An interesting issue here (and in many other situations) is the possibility to challenge pre-suppositions that unnecessarily limit the options available. It often turns out that what seems to be a given thing (e.g. through company policy or a superior’s preference) can be highly negotiable. Consider e.g. the use of Java vs. C++: In the early days of Java, it had considerable performance problems; and an application that needed to be both performant and object oriented would typically be written in C++ (other alternatives did, of course, exist, but they did not have even nearly the same popularity). Today, however, Java comes with highly optimized VMs, better compilers, better native libraries, enhancements like NIO, etc.; further, hardware has become much faster, with the implication that more wasteful overhead is tolerable. The result is that performance is only rarely a valid argument against Java today—and that a no-Java policy from 1998 could be over-turned in 2008.
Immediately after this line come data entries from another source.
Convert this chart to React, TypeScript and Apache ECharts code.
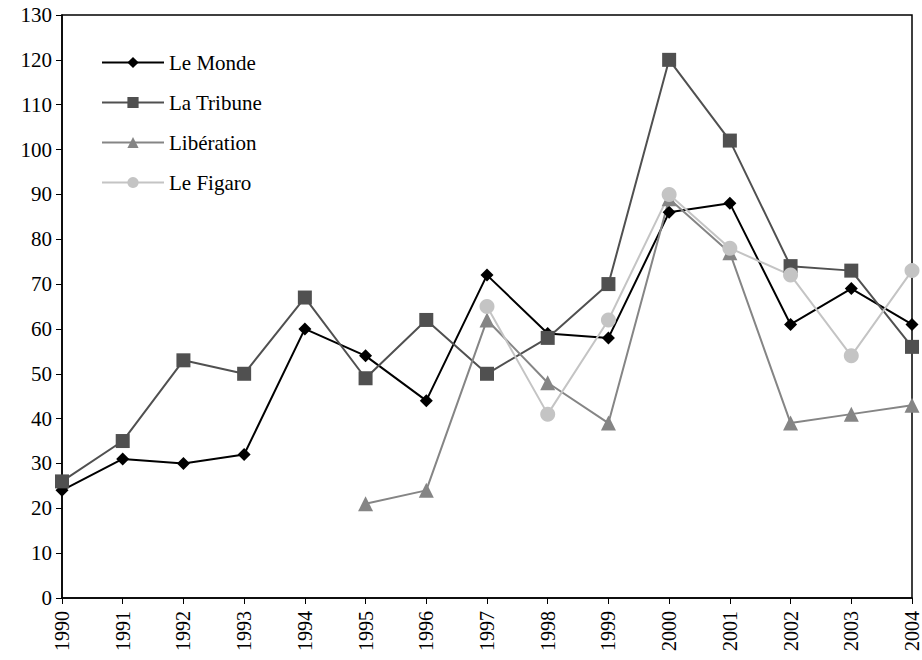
import React, { useEffect, useRef } from "react";
import * as echarts from "echarts";

const years = ["1990","1991","1992","1993","1994","1995","1996","1997","1998","1999","2000","2001","2002","2003","2004"];
const leMonde = [24, 31, 30, 32, 60, 54, 44, 72, 59, 58, 86, 88, 61, 69, 61];
const laTribune = [26, 35, 53, 50, 67, 49, 62, 50, 58, 70, 120, 102, 74, 73, 56];
const liberation = [null, null, null, null, null, 21, 24, 62, 48, 39, 89, 77, 39, 41, 43];
const leFigaro = [null, null, null, null, null, null, null, 65, 41, 62, 90, 78, 72, 54, 73];

const FONT = "'Liberation Serif', 'DejaVu Serif', serif";

export default function App() {
  const ref = useRef<HTMLDivElement>(null);
  useEffect(() => {
    const chart = echarts.init(ref.current!, null, { renderer: "svg" });
    const mk = (name: string, data: any[], color: string, symbol: string, size: number) => ({
      name,
      type: "line",
      data,
      symbol,
      symbolSize: size,
      connectNulls: false,
      itemStyle: { color },
      lineStyle: { color, width: 2 },
      emphasis: { disabled: true },
    });
    chart.setOption({
      animation: false,
      backgroundColor: "#fff",
      textStyle: { fontFamily: FONT },
      legend: {
        orient: "vertical",
        left: 96,
        top: 47,
        itemWidth: 62,
        itemHeight: 14,
        itemGap: 19,
        textStyle: { fontFamily: FONT, fontSize: 21, lineHeight: 20, color: "#000" },
        data: ["Le Monde", "La Tribune", "Libération", "Le Figaro"],
      },
      grid: { left: 62, right: 10, top: 15, bottom: 62, show: true, borderColor: "#000", borderWidth: 1.5 },
      xAxis: {
        type: "category",
        data: years,
        boundaryGap: false,
        axisLine: { lineStyle: { color: "#000", width: 1.5 } },
        axisTick: { alignWithLabel: true, length: 6, lineStyle: { color: "#000" } },
        axisLabel: { rotate: 90, color: "#000", fontSize: 20, fontFamily: FONT, margin: 13, interval: 0 },
        splitLine: { show: false },
      },
      yAxis: {
        type: "value",
        min: 0,
        max: 130,
        interval: 10,
        axisLine: { show: true, lineStyle: { color: "#000", width: 1.5 } },
        axisTick: { show: true, length: 6, lineStyle: { color: "#000" } },
        axisLabel: { color: "#000", fontSize: 21, fontFamily: FONT, margin: 10 },
        splitLine: { show: false },
      },
      series: [
        mk("Le Monde", leMonde, "#000000", "diamond", 13),
        mk("La Tribune", laTribune, "#505050", "rect", 14),
        mk("Libération", liberation, "#858585", "triangle", 15),
        mk("Le Figaro", leFigaro, "#c4c4c4", "circle", 15),
      ],
    });
    return () => chart.dispose();
  }, []);
  return <div ref={ref} style={{ width: 922, height: 660, position: "absolute", left: 0, top: 0 }} />;
}
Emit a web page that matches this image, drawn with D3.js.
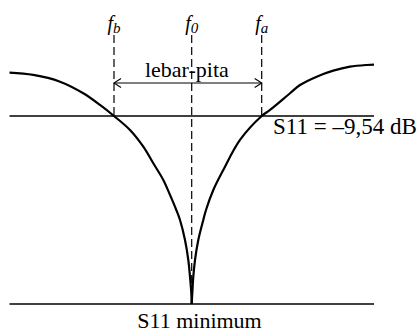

(Then again, in other cases policies are set in stone, often even after changing circumstances have made them obsolete.)

And so on

From here the general gist of correct procedure should be obvious; in particular, we eventually land back at the first step with a set of smaller tasks. Depending on the exact circumstances, the next steps can, among many other things, include researching the chosen solution and working out the high-level details, investigating problems to be expected in the implementation, looking into and/or requesting resources, and the implementation it self,

Addendum on the trickiness of requirements

An early incident in my own career provides a good illustration of potential issues around requirements (cf. above), including how one person’s clear requirement can be someone else’s non-requirement (obscure requirement, whatnot) and how tricky provided-by-someone-else requirements can be:

In one of my first tasks in the workforce (maybe even the very first task, short of setting up my computer), I was given a simulated screenshot detailing how a particular web page displaying a data table should look, and was told to implement this page. I duly did so, reading data from a DBMS, ensuring that the display was correct (including a weird triangle on the table header), ensuring that all buttons did what they were supposed to do, etc.

When I showed the result to my boss for acceptance testing (this was a very small and not very professional company), he first seemed pleased, but then clicked on a column header and complained that the table was not re-sorted based on the column. I had never seen a table with such functionality and no such functionality was mentioned anywhere in the (minimal) requirements; he considered it an absolute standard behavior and a given part of the requirements—the weird triangle should indicate which column was currently the sort criterion.

I went back to work, implemented such a sorting, and went back to the boss. Now, he complained that the order or sorting was not reversed when he clicked a second time on the column header—something that he had not mentioned with one word during our last talk (and which, obviously, had not been mentioned in the requirements either).

The problem? Between leaving high school in 1994 and my first day at this company (likely January 1999) I had worked exclusively with Unix computers, where GUIs were rarer and GUI conventions originally radically different than under Windows. (Far less so today.) Moreover, I am far from certain that this convention existed even under Windows in 1994 (and/or before Windows 95)—and if it did, I had no recollection of it. While the functionality is reasonable with hindsight (and very well familiar to me today), it was not something that I could recall ever having seen, and there was no clue beyond that triangle that something might have been wanted.

Imagine instead if the requirements had been more explicit, if I had asked whether that weird triangle had some purpose, if the boss had mentioned the reverse sorting during our first discussion, or any other improvement.

(A secondary lesson is that it is dangerous to apply conventions from a particular OS to e.g. a web interface, as not every user will be familiar with these conventions. Here, we could also imagine a scenario where some other Windows conventions were implied that I was not aware of and which he did not check.)